> PROVIDED MATERIAL:
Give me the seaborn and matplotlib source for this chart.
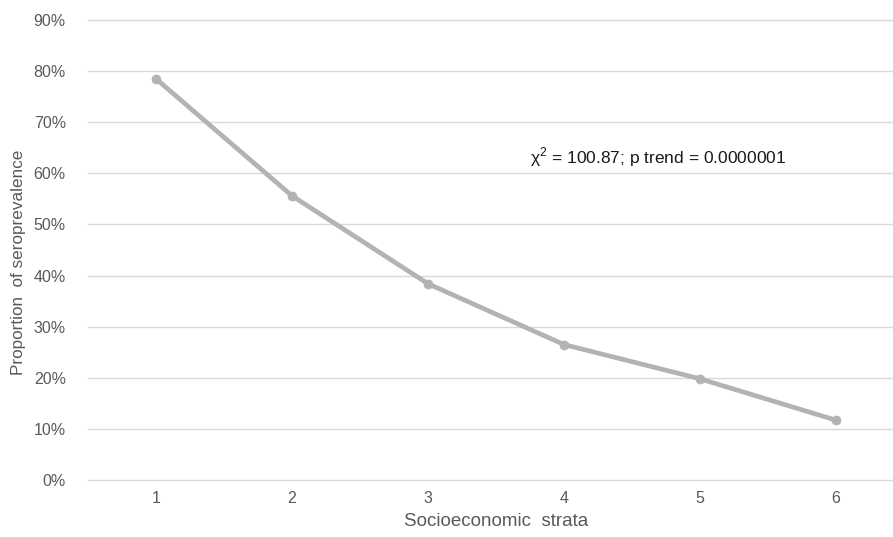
import matplotlib
matplotlib.use("Agg")
import matplotlib.pyplot as plt
import seaborn as sns
import pandas as pd
from matplotlib.ticker import PercentFormatter

strata = [1, 2, 3, 4, 5, 6]
seroprevalence = [0.785, 0.556, 0.384, 0.265, 0.198, 0.117]
y_ticks = [0.0, 0.1, 0.2, 0.3, 0.4, 0.5, 0.6, 0.7, 0.8, 0.9]
annotation = "χ$^2$ = 100.87; p trend = 0.0000001"

sns.set_theme(style="white")
plt.rcParams['font.family'] = ['Liberation Sans', 'DejaVu Sans']
plt.rcParams['mathtext.fontset'] = 'custom'
plt.rcParams['mathtext.rm'] = 'Liberation Sans'

df = pd.DataFrame({"strata": strata, "sero": seroprevalence})

W, H = 893, 537
fig = plt.figure(figsize=(W / 100, H / 100), dpi=100)
left, right, top, bottom = 88, 904, 20, 480
ax = fig.add_axes([left / W, (H - bottom) / H, (right - left) / W, (bottom - top) / H])

sns.lineplot(data=df, x="strata", y="sero", ax=ax, color="#b3b3b3", linewidth=3.4,
             marker="o", markersize=7, markeredgewidth=0, zorder=3)

ax.set_xlim(0.5, 6.5)
ax.set_ylim(0, 0.9)
ax.set_yticks(y_ticks)
ax.yaxis.set_major_formatter(PercentFormatter(1.0, decimals=0))
ax.set_xticks(strata)
ax.grid(axis="y", color="#d9d9d9", linewidth=1)
for gl in ax.get_ygridlines():
    gl.set_clip_on(False)
ax.set_axisbelow(True)
for s in ax.spines.values():
    s.set_visible(False)
ax.tick_params(axis="both", length=0, colors="#595959", labelsize=11.5)
ax.tick_params(axis="y", pad=16)
ax.tick_params(axis="x", pad=8)
ax.set_xlabel("Socioeconomic  strata", color="#595959", fontsize=13.5, labelpad=5)
ax.set_ylabel("Proportion  of seroprevalence", color="#595959", fontsize=12.3)
ax.yaxis.set_label_coords(-0.076, 0.474)

ax.text(4.69, 0.632, annotation, ha="center", va="center", fontsize=12.5, color="#1a1a1a")

fig.savefig("out.png", dpi=100)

> TASK PROMPT: Track down the lines that include the word "seaborn" and copy them.

> SOLUTION TO THIS PROBLEM:
Give me the seaborn and matplotlib source for this chart.
import seaborn as sns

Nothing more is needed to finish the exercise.